Most importantly, a program map reduces anxiety. When you can see that the year is accounted for, you stop worrying about what you might be missing.

Step 2: Stop Doing Everything Yourself (Even If You’re the Lead)
Another major reason SHSM planning becomes exhausting is that it often depends on one person.
In many schools, one teacher becomes the organizer of everything. That teacher holds the calendar, the partner contacts, the student tracking, the event planning, and the problem-solving.
That level of responsibility is admirable—but it’s not sustainable. If that person is away, changes roles, or simply burns out, the program becomes fragile.
Take a Lesson From Agile Software Development: Split SHSM by Tasks, Not by One “SHSM Super-Teacher”
In agile software development, teams avoid building projects where one person owns everything, because it creates a “single point of failure.” If that person is away, overwhelmed, or leaves, the whole project slows down—or collapses.
SHSM planning can accidentally work the same way.
In many schools, one teacher becomes the SHSM organizer for everything: the calendar, the trips, the guest speakers, the certifications, the tracking, the emails, the last-minute fixes. That level of commitment is incredible—but it’s not sustainable.
Instead of splitting SHSM work by department (which often gets messy), one of the simplest ways to make SHSM easier is to organize it like an agile team would: split responsibilities by task.
Here are real examples of how schools can divide SHSM planning in a practical, realistic way:
SHSM Field Trip Lead
This person owns the big logistics pieces like booking buses, selecting dates, permission forms, and communicating trip details.
SHSM Reach-Ahead Lead
This person focuses on planning and confirming reach-ahead experiences (college visits, training centre sessions, industry events), and making sure they happen at the right time in the year.
SHSM Guest Speaker Lead
This person coordinates guest speakers, panels, and in-school visitors—booking them early and keeping a list of reliable contacts for future years.
SHSM Certifications & Training Lead
This person handles scheduling certifications, booking providers, organizing student lists, and ensuring completion proof is collected.
SHSM Tracking & Completion Lead
This person maintains the tracker, follows up on missing evidence, runs monthly check-ins, and makes sure students stay on pace to complete the SHSM requirements.
When SHSM is divided like this, nobody has to carry the whole program alone. Each teacher owns a manageable piece, and SHSM becomes something the school can run consistently—not something one person survives.
That’s the difference between “running SHSM” and actually sustaining SHSM year after year.

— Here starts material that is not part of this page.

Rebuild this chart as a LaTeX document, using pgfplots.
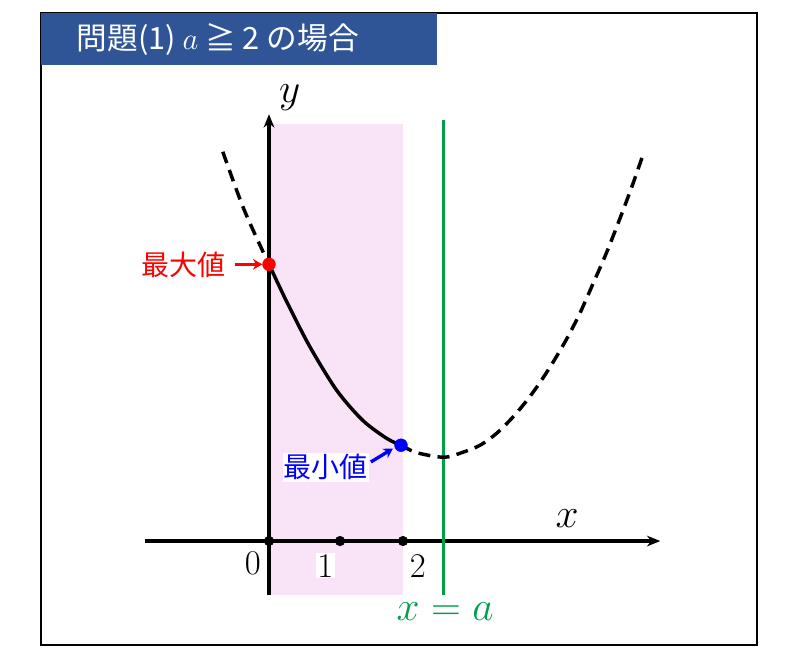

Step 3: Batch Your SHSM Planning Into Phases (Instead of Constantly Doing Everything)
One of the best ways to reduce SHSM stress is to stop planning everything weekly.
SHSM planning feels overwhelming when it’s scattered across the year in random moments: a trip planned here, a certification organized there, tracking updated whenever you remember.
Instead, SHSM becomes manageable when you plan in phases. You’re not doing less—you’re doing it in a way that fits the school year.
A simple phased approach looks like this:
Phase 1: Start Strong (September–October)
Focus on onboarding, setting expectations, and scheduling early experiences.
Phase 2: Build Momentum (November–February)
Deliver certifications and consistent experiential learning while tracking completion regularly.
Phase 3: Finish Cleanly (March–June)
Focus on reach-ahead experiences, final completion audits, make-up opportunities, and celebration.
Batching planning into phases reduces the “always behind” feeling and gives SHSM teachers a realistic rhythm.
Step 4: Plan SHSM Activities With Evidence Built In (So Tracking Becomes Easy)
One of the biggest SHSM teacher stressors is the fear of missing a requirement.
That fear is valid. SHSM has formal components, and students need to complete them to earn the SHSM designation.
The simplest way to reduce compliance stress is this:
Plan every SHSM activity with documentation in mind.
That means every experience should naturally create something trackable, such as:
- a sign-in sheet
- a student reflection prompt
- a portfolio artifact
- proof of participation
- a quick exit ticket
When evidence is built into the experience, tracking becomes easier. It also becomes more accurate, because you’re capturing learning in real time rather than trying to reconstruct it later.

And it strengthens SHSM quality. Reflection and documentation aren’t just “compliance tasks.” They help students connect experiences to skills, pathways, and career goals.
Step 5: Focus on the Foundations That Make SHSM Easier All Year
When SHSM feels overwhelming, it’s tempting to add more activities, more meetings, and more tracking tools.
But SHSM doesn’t improve through more complexity. It improves through stronger foundations.
If you want SHSM to feel simpler, focus first on:
- a clear program map
- a reliable schedule of experiences
- consistent evidence collection
- a shared team structure
- regular student check-ins
Once those basics are stable, SHSM becomes easier to manage. You spend less time scrambling and more time delivering meaningful experiences.
The strongest SHSM programs aren’t always the busiest ones. They’re the ones that are consistent, clear, and student-centered.
Final Thoughts: SHSM Planning Can Be Structured, Sustainable, and Still High Impact
SHSM planning and implementation is complicated—but it doesn’t have to be chaotic.
When teachers use a visible program map, share responsibilities, plan in phases, and build evidence into activities, SHSM becomes manageable. Not only does teacher stress decrease, but the student experience improves too.
SHSM works because it gives students real-world learning, career exploration, and confidence. When the planning system is strong, teachers can focus on what SHSM does best: creating experiences students remember and skills students carry forward.